The lobbying efforts come as Dodd announced at a press conference Thursday that he would unveil his bill without support from Republicans but remains hopeful his negotiations with Corker will still move forward. He said he would still like to bring a bipartisan bill to the Senate floor this spring.
“Our talks will continue and it is still our hope to come to agreement on a strong bill all of the Senate can be proud to support very soon,” Dodd said, adding that he would like his committee to pass the measure by the Easter recess.
He indicated that unless the process moves forward beginning next week, financial regulatory reform may get permanently bogged down.
But Corker said at an earlier press conference that Dodd’s decision to release his own version of the legislation came amid political pressure to get a bill passed through the committee before the Senate votes on health care legislation. The vote is expected to take place through the “reconciliation” process that will require a simple majority to pass, bypassing Republicans’ ability to filibuster and further dividing the two parties.
“There was no breakdown,” Corker said yesterday. “What happened was, you were on the five-yard line and the lights went out.”
The standoff between the Democrats and Republicans is said to revolve around the four major sections of the bill — resolution authority for large, systemically important financial institutions that fail, a systemic risk council, consumer protection, and regulation of over-the-counter derivatives.
Corker indicated that the largest gaps are with the OTC derivatives piece, which is being hammered out by Sen.

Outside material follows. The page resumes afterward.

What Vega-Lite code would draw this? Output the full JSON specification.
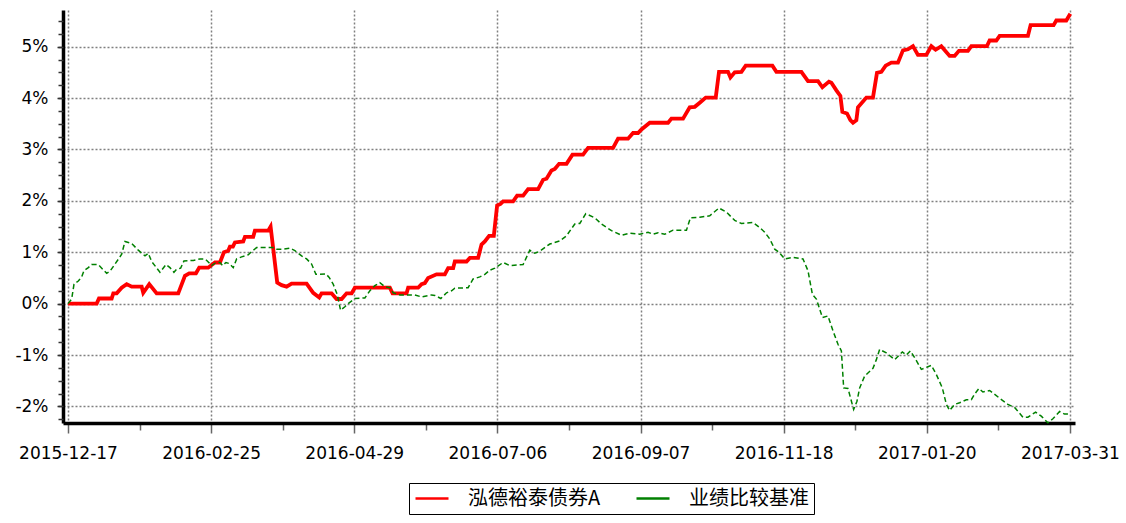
{
  "$schema": "https://vega.github.io/schema/vega-lite/v6.json",
  "autosize": {"type": "none"},
  "width": 1012,
  "height": 413,
  "padding": {"left": 63, "top": 10, "right": 51, "bottom": 100},
  "background": "white",
  "config": {"view": {"stroke": null}, "font": "DejaVu Sans"},
  "resolve": {"axis": {"y": "independent"}, "scale": {"y": "shared"}},
  "datasets": {
    "fund": [
      {"t":0,"v":0},{"t":9.02,"v":0},{"t":9.74,"v":0.1},{"t":13.73,"v":0.1},{"t":14.24,"v":0.2},{"t":15.3,"v":0.2},{"t":16.88,"v":0.31},{"t":18.45,"v":0.38},{"t":20.02,"v":0.33},{"t":23.16,"v":0.33},{"t":23.66,"v":0.21},{"t":25.55,"v":0.38},{"t":27.88,"v":0.2},{"t":34.66,"v":0.2},{"t":36.77,"v":0.54},{"t":38.12,"v":0.59},{"t":40.23,"v":0.59},{"t":41.26,"v":0.7},{"t":44.09,"v":0.7},{"t":46.2,"v":0.8},{"t":47.77,"v":0.8},{"t":49.03,"v":1.0},{"t":50.38,"v":1.03},{"t":50.91,"v":1.11},{"t":51.85,"v":1.11},{"t":52.48,"v":1.19},{"t":55.09,"v":1.21},{"t":55.63,"v":1.3},{"t":58.23,"v":1.3},{"t":58.77,"v":1.42},{"t":62.95,"v":1.42},{"t":63.7,"v":1.5},{"t":65.78,"v":0.41},{"t":67.16,"v":0.36},{"t":68.73,"v":0.33},{"t":70.3,"v":0.39},{"t":75.02,"v":0.39},{"t":77.09,"v":0.21},{"t":78.98,"v":0.12},{"t":79.73,"v":0.2},{"t":82.87,"v":0.2},{"t":84.44,"v":0.09},{"t":86.02,"v":0.09},{"t":87.59,"v":0.2},{"t":89.16,"v":0.2},{"t":90.19,"v":0.31},{"t":101.19,"v":0.31},{"t":102.04,"v":0.2},{"t":106.44,"v":0.2},{"t":106.95,"v":0.31},{"t":110.09,"v":0.31},{"t":111.16,"v":0.38},{"t":112.19,"v":0.4},{"t":113.23,"v":0.5},{"t":115.87,"v":0.57},{"t":118.48,"v":0.57},{"t":119.52,"v":0.69},{"t":121.09,"v":0.69},{"t":121.62,"v":0.82},{"t":125.3,"v":0.82},{"t":126.34,"v":0.89},{"t":128.94,"v":0.89},{"t":130.01,"v":1.15},{"t":131.05,"v":1.21},{"t":132.4,"v":1.32},{"t":133.88,"v":1.32},{"t":134.91,"v":1.91},{"t":135.98,"v":1.94},{"t":136.8,"v":1.99},{"t":139.94,"v":1.99},{"t":141.2,"v":2.1},{"t":143.09,"v":2.1},{"t":144.66,"v":2.23},{"t":147.8,"v":2.23},{"t":149.37,"v":2.41},{"t":150.44,"v":2.43},{"t":152.01,"v":2.59},{"t":153.05,"v":2.62},{"t":154.4,"v":2.72},{"t":156.73,"v":2.72},{"t":158.61,"v":2.9},{"t":161.94,"v":2.9},{"t":163.51,"v":3.03},{"t":171.37,"v":3.03},{"t":172.94,"v":3.21},{"t":176.08,"v":3.21},{"t":177.66,"v":3.32},{"t":179.23,"v":3.32},{"t":180.3,"v":3.39},{"t":182.9,"v":3.52},{"t":188.66,"v":3.52},{"t":189.72,"v":3.6},{"t":193.37,"v":3.6},{"t":195.47,"v":3.82},{"t":197.05,"v":3.83},{"t":198.62,"v":3.91},{"t":200.5,"v":4.01},{"t":203.65,"v":4.01},{"t":204.68,"v":4.51},{"t":207.51,"v":4.51},{"t":208.27,"v":4.4},{"t":209.62,"v":4.5},{"t":211.72,"v":4.51},{"t":213.07,"v":4.63},{"t":221.46,"v":4.63},{"t":222.72,"v":4.51},{"t":230.58,"v":4.51},{"t":232.65,"v":4.33},{"t":235.8,"v":4.33},{"t":237.18,"v":4.21},{"t":239.25,"v":4.32},{"t":240.01,"v":4.3},{"t":241.58,"v":4.15},{"t":242.84,"v":4.04},{"t":243.46,"v":3.73},{"t":244.91,"v":3.7},{"t":245.98,"v":3.57},{"t":246.8,"v":3.52},{"t":247.86,"v":3.57},{"t":248.36,"v":3.82},{"t":251.01,"v":4.01},{"t":253.08,"v":4.01},{"t":254.34,"v":4.49},{"t":255.72,"v":4.51},{"t":257.07,"v":4.63},{"t":258.86,"v":4.69},{"t":260.94,"v":4.69},{"t":262.51,"v":4.93},{"t":264.08,"v":4.95},{"t":265.65,"v":5.01},{"t":267.22,"v":4.84},{"t":269.86,"v":4.84},{"t":271.43,"v":5.01},{"t":272.78,"v":4.94},{"t":274.57,"v":5.01},{"t":277.18,"v":4.82},{"t":278.76,"v":4.82},{"t":280.11,"v":4.92},{"t":282.94,"v":4.92},{"t":284.01,"v":5.01},{"t":288.91,"v":5.01},{"t":289.76,"v":5.12},{"t":291.86,"v":5.12},{"t":292.9,"v":5.21},{"t":301.79,"v":5.21},{"t":302.64,"v":5.42},{"t":309.87,"v":5.42},{"t":310.72,"v":5.51},{"t":313.86,"v":5.51},{"t":315.12,"v":5.64}
    ],
    "bench": [
      {"t":0,"v":0},{"t":1.16,"v":0.09},{"t":1.89,"v":0.38},{"t":3.24,"v":0.44},{"t":4.31,"v":0.52},{"t":5.03,"v":0.64},{"t":6.38,"v":0.7},{"t":7.45,"v":0.76},{"t":9.52,"v":0.76},{"t":10.9,"v":0.67},{"t":12.16,"v":0.59},{"t":13.2,"v":0.63},{"t":14.77,"v":0.77},{"t":16.88,"v":0.96},{"t":17.91,"v":1.21},{"t":20.02,"v":1.17},{"t":22.09,"v":1.04},{"t":24.2,"v":0.93},{"t":25.24,"v":0.98},{"t":26.3,"v":0.82},{"t":28.91,"v":0.61},{"t":30.8,"v":0.76},{"t":32.06,"v":0.7},{"t":33.31,"v":0.61},{"t":34.16,"v":0.67},{"t":35.42,"v":0.69},{"t":36.45,"v":0.83},{"t":39.38,"v":0.84},{"t":41.48,"v":0.87},{"t":43.05,"v":0.87},{"t":43.78,"v":0.83},{"t":45.16,"v":0.74},{"t":46.51,"v":0.8},{"t":47.77,"v":0.8},{"t":48.62,"v":0.74},{"t":49.65,"v":0.8},{"t":50.69,"v":0.78},{"t":51.95,"v":0.7},{"t":53.02,"v":0.87},{"t":54.59,"v":0.91},{"t":56.66,"v":0.95},{"t":58.04,"v":1.03},{"t":59.3,"v":1.09},{"t":64.33,"v":1.09},{"t":65.59,"v":1.06},{"t":67.66,"v":1.06},{"t":69.77,"v":1.08},{"t":71.34,"v":1.03},{"t":73.44,"v":0.93},{"t":75.02,"v":0.87},{"t":76.59,"v":0.77},{"t":77.94,"v":0.57},{"t":79.19,"v":0.57},{"t":81.08,"v":0.58},{"t":82.12,"v":0.51},{"t":83.37,"v":0.38},{"t":84.63,"v":0.18},{"t":85.7,"v":-0.13},{"t":87.05,"v":-0.06},{"t":88.09,"v":0},{"t":90.19,"v":0.1},{"t":93.34,"v":0.11},{"t":94.91,"v":0.25},{"t":96.48,"v":0.35},{"t":98.05,"v":0.41},{"t":99.62,"v":0.33},{"t":101.19,"v":0.31},{"t":102.23,"v":0.21},{"t":104.34,"v":0.17},{"t":107.48,"v":0.17},{"t":109.05,"v":0.17},{"t":111.16,"v":0.13},{"t":114.3,"v":0.17},{"t":115.34,"v":0.16},{"t":117.22,"v":0.1},{"t":119.01,"v":0.21},{"t":120.58,"v":0.25},{"t":121.62,"v":0.3},{"t":125.8,"v":0.31},{"t":127.37,"v":0.48},{"t":129.48,"v":0.52},{"t":131.05,"v":0.57},{"t":132.62,"v":0.65},{"t":134.19,"v":0.69},{"t":136.8,"v":0.8},{"t":138.91,"v":0.74},{"t":143.09,"v":0.76},{"t":145.19,"v":1.04},{"t":146.76,"v":0.98},{"t":148.33,"v":1.02},{"t":151.48,"v":1.16},{"t":154.62,"v":1.22},{"t":156.73,"v":1.32},{"t":159.33,"v":1.55},{"t":160.9,"v":1.56},{"t":162.79,"v":1.75},{"t":165.62,"v":1.67},{"t":167.72,"v":1.55},{"t":170.87,"v":1.42},{"t":174.01,"v":1.33},{"t":176.62,"v":1.37},{"t":179.76,"v":1.35},{"t":182.37,"v":1.39},{"t":183.94,"v":1.35},{"t":185.51,"v":1.38},{"t":187.62,"v":1.35},{"t":190.23,"v":1.43},{"t":194.44,"v":1.43},{"t":195.69,"v":1.67},{"t":198.62,"v":1.68},{"t":201.76,"v":1.71},{"t":204.68,"v":1.86},{"t":207.01,"v":1.78},{"t":209.62,"v":1.62},{"t":211.72,"v":1.56},{"t":215.37,"v":1.58},{"t":217.47,"v":1.48},{"t":219.05,"v":1.39},{"t":220.62,"v":1.26},{"t":222.19,"v":1.06},{"t":223.54,"v":1.0},{"t":225.33,"v":0.87},{"t":227.94,"v":0.9},{"t":231.08,"v":0.87},{"t":232.65,"v":0.64},{"t":234.04,"v":0.18},{"t":235.29,"v":0.09},{"t":237.18,"v":-0.27},{"t":238.94,"v":-0.24},{"t":240.51,"v":-0.53},{"t":242.08,"v":-0.79},{"t":243.15,"v":-0.92},{"t":243.87,"v":-1.64},{"t":245.22,"v":-1.65},{"t":247.01,"v":-2.06},{"t":248.05,"v":-1.9},{"t":248.9,"v":-1.64},{"t":250.47,"v":-1.41},{"t":253.08,"v":-1.26},{"t":254.15,"v":-1.09},{"t":255.18,"v":-0.89},{"t":257.29,"v":-0.96},{"t":259.9,"v":-1.09},{"t":262.32,"v":-0.94},{"t":263.58,"v":-1.0},{"t":264.83,"v":-0.92},{"t":266.18,"v":-1.05},{"t":268.29,"v":-1.28},{"t":269.86,"v":-1.24},{"t":271.43,"v":-1.2},{"t":273.01,"v":-1.38},{"t":274.89,"v":-1.64},{"t":276.15,"v":-1.96},{"t":277.18,"v":-2.08},{"t":278.76,"v":-1.96},{"t":280.33,"v":-1.93},{"t":282.43,"v":-1.87},{"t":284.01,"v":-1.87},{"t":285.04,"v":-1.76},{"t":286.39,"v":-1.65},{"t":287.65,"v":-1.72},{"t":289.76,"v":-1.69},{"t":292.9,"v":-1.84},{"t":295.51,"v":-1.96},{"t":297.61,"v":-2.02},{"t":300.22,"v":-2.21},{"t":301.79,"v":-2.21},{"t":304.21,"v":-2.11},{"t":306.0,"v":-2.19},{"t":308.08,"v":-2.32},{"t":309.65,"v":-2.24},{"t":311.76,"v":-2.1},{"t":313.33,"v":-2.15},{"t":314.9,"v":-2.15}
    ]
  },
  "layer": [
    {
      "data": {"name": "fund"},
      "mark": {"type": "line", "strokeWidth": 3.8, "strokeJoin": "miter"},
      "encoding": {
        "x": {
          "field": "t", "type": "quantitative",
          "scale": {"domain": [-1.57, 316.6], "nice": false, "zero": false},
          "axis": {
            "title": null,
            "values": [0,11.25,22.5,33.75,45,56.25,67.5,78.75,90,101.25,112.5,123.75,135,146.25,157.5,168.75,180,191.25,202.5,213.75,225,236.25,247.5,258.75,270,281.25,292.5,303.75,315],
            "labelExpr": "datum.value % 45 === 0 ? ['2015-12-17','2016-02-25','2016-04-29','2016-07-06','2016-09-07','2016-11-18','2017-01-20','2017-03-31'][round(datum.value / 45)] : ''",
            "labelOverlap": false, "labelFlush": false, "labelBound": false,
            "labelFont": "DejaVu Sans", "labelFontSize": 17, "labelColor": "#000",
            "labelPadding": 12,
            "domainColor": "#000", "domainWidth": 3.5,
            "tickColor": "#666", "tickWidth": 1.5,
            "tickSize": {"condition": {"test": "datum.value % 45 === 0", "value": 10}, "value": 7},
            "grid": true, "gridColor": "#808080", "gridDash": [2, 2], "gridWidth": 1.5,
            "gridOpacity": {"condition": {"test": "datum.value % 45 === 0", "value": 1}, "value": 0}
          }
        },
        "y": {
          "field": "v", "type": "quantitative",
          "scale": {"domain": [-2.323, 5.714], "nice": false, "zero": false},
          "axis": {
            "title": null, "orient": "left",
            "values": [-2, -1, 0, 1, 2, 3, 4, 5],
            "labelExpr": "datum.value + '%'",
            "labelOverlap": false, "labelFlush": false, "labelBound": false,
            "labelFont": "DejaVu Sans", "labelFontSize": 17, "labelColor": "#000",
            "labelPadding": 9,
            "domainColor": "#000", "domainWidth": 3.5,
            "tickColor": "#333", "tickWidth": 1.5, "tickSize": 6,
            "grid": true, "gridColor": "#808080", "gridDash": [2, 2], "gridWidth": 1.3
          }
        },
        "color": {
          "datum": "泓德裕泰债券A",
          "scale": {"domain": ["泓德裕泰债券A", "业绩比较基准"], "range": ["#ff0000", "#008000"]},
          "legend": {
            "title": null, "orient": "none", "legendX": 346, "legendY": 473,
            "direction": "horizontal",
            "strokeColor": "#000", "fillColor": "#fff", "padding": 5,
            "clipHeight": 21,
            "symbolType": "stroke", "symbolSize": 1089, "symbolStrokeWidth": 2.5, "symbolDash": [],
            "labelFont": "Noto Sans CJK SC", "labelFontSize": 20, "labelColor": "#000",
            "labelOffset": 18, "columnPadding": 34
          }
        }
      }
    },
    {
      "data": {"name": "bench"},
      "mark": {"type": "line", "strokeWidth": 1.5, "strokeDash": [5, 3]},
      "encoding": {
        "x": {"field": "t", "type": "quantitative"},
        "y": {
          "field": "v", "type": "quantitative",
          "axis": {
            "title": null, "orient": "left",
            "values": [-2.25,-2,-1.75,-1.5,-1.25,-1,-0.75,-0.5,-0.25,0,0.25,0.5,0.75,1,1.25,1.5,1.75,2,2.25,2.5,2.75,3,3.25,3.5,3.75,4,4.25,4.5,4.75,5,5.25,5.5],
            "labels": false, "grid": false, "domain": false,
            "tickColor": "#333", "tickWidth": 1.5, "tickSize": 5
          }
        },
        "color": {"datum": "业绩比较基准"}
      }
    }
  ]
}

Jack Reed, D-R.I., and Sen. Judd Gregg, R-N.H. He said that neither Dodd nor himself have seen any of the changed language in that section.
Levitt, who met with Corker’s staff this week, said he encouraged senators to significantly expand on the provisions in the muni section including a repeal of the so-called Tower Amendment, which was added in 1975 to the Securities Exchange Act of 1934 and restricts the SEC and the MSRB from collecting documents from municipal issuers prior to bond sales.
“As good as the MSRB is, the municipal bond market is like a bazaar,” Levitt said yesterday. “There is still a lack of transparency [and] dealers are taking advantage of municipalities who simply aren’t sufficiently experienced to understand the products that they’re being offered. There is a need for much greater transparency, registration, and oversight by the SEC.”
Levitt added that Congress needs to place a ban on unregulated attorneys and advisers of municipalities that is similar to the one in the MSRB’s Rule G-37 that bans dealers from making significant political contributions to issuer officials. But the Dodd bill is not expected to include such provisions.
As originally drafted in November, Dodd’s bill would allow the MSRB to regulate many currently unregulated market intermediaries, such as non-dealer financial advisers, swap advisers, and guaranteed investment contract brokers. In contrast to a financial regulatory reform bill that cleared the House in December, it would not have imposed a fiduciary duty on these advisers requiring them to put their clients’ interests ahead of their own.
Meanwhile, draft legislation pushed by some market participants this week — some of which may have been supported by Corker’s staff but not Dodd’s — would add several provisions favored by non-dealer FAs that were not included in the Dodd’s original bill.
Under the draft, which was not written by congressional staffers, the MSRB’s board would consist of at least nine “public” individuals. They would include three representatives of institutional or retail investors, three representatives of municipal “entities,” and three members with knowledge of, or experience in, the muni industry that have not received direct or indirect compensation within the past five years from any dealer and advisory firm. The other six slots would be equally divided among advisers and dealers. In other words, dealers would only have three slots on the board, instead of the 10 they have now.
In addition, the proposal more broadly defines the term adviser than Dodd’s November draft to include feasibility and economic consultants, who would have a fiduciary duty to their clients.
Further, both the SEC and the MSRB would have the authority to write rules governing adviser conduct, but if the rules conflict, the SEC rules would take precedence.
As with Dodd’s original draft, the Government Accountability Office would be required to conduct a study of secondary market trading in the muni market, but this proposal also would require the GAO to evaluate the potential for “a centralized trading marketplace for municipal securities and derivatives as a supplement to existing trading mechanisms.”
Another provision in the draft would prohibit the sale of any municipal finance product to “a municipal entity or obligated person” that does not have discretionary assets, minus bond proceeds, at least three times the maximum “potential liability of the entity or obligated person.”
Sources stressed yesterday that the draft legislative proposal is unofficial, and does not have the support of Dodd or his staff.